What is expected: Can you set down, exactly as they appear below, the lines from the opening of the material through the one bearing "plt.rcParams['font.family'] = ['Inter', 'DejaVu", minus the pictures?

Source excerpt:
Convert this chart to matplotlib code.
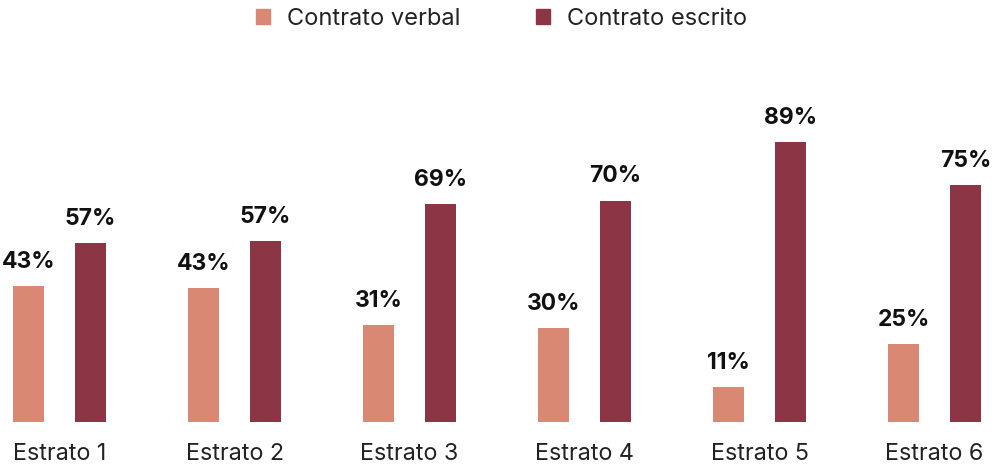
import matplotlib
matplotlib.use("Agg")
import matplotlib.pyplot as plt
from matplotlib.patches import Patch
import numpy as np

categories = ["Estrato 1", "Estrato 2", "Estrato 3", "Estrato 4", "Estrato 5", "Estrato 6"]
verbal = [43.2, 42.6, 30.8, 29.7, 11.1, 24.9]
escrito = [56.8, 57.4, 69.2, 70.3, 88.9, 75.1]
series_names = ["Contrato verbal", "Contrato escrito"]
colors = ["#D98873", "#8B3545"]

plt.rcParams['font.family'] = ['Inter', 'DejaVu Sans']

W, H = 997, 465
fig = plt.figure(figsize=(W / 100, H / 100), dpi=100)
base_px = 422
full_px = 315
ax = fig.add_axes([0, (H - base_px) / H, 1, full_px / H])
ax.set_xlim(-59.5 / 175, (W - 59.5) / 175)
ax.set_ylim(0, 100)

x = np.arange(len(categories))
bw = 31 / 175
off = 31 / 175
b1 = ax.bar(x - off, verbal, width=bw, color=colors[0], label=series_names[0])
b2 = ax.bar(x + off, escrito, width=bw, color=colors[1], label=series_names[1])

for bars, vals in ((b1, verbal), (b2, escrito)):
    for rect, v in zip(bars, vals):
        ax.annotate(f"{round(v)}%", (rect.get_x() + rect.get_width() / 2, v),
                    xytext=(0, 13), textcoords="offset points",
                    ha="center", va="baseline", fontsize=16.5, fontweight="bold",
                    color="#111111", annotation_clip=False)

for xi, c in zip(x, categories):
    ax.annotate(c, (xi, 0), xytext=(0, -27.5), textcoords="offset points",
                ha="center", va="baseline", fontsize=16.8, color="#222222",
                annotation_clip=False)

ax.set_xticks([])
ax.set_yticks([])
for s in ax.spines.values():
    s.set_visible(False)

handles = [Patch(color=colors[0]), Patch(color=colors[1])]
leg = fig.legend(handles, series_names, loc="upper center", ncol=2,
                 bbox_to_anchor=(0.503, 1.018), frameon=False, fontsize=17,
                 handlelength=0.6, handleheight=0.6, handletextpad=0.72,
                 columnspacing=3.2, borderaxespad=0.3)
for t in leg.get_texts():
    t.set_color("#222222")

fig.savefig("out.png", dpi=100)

Exercise response:
Convert this chart to matplotlib code.
import matplotlib
matplotlib.use("Agg")
import matplotlib.pyplot as plt
from matplotlib.patches import Patch
import numpy as np

categories = ["Estrato 1", "Estrato 2", "Estrato 3", "Estrato 4", "Estrato 5", "Estrato 6"]
verbal = [43.2, 42.6, 30.8, 29.7, 11.1, 24.9]
escrito = [56.8, 57.4, 69.2, 70.3, 88.9, 75.1]
series_names = ["Contrato verbal", "Contrato escrito"]
colors = ["#D98873", "#8B3545"]

plt.rcParams['font.family'] = ['Inter', 'DejaVu Sans']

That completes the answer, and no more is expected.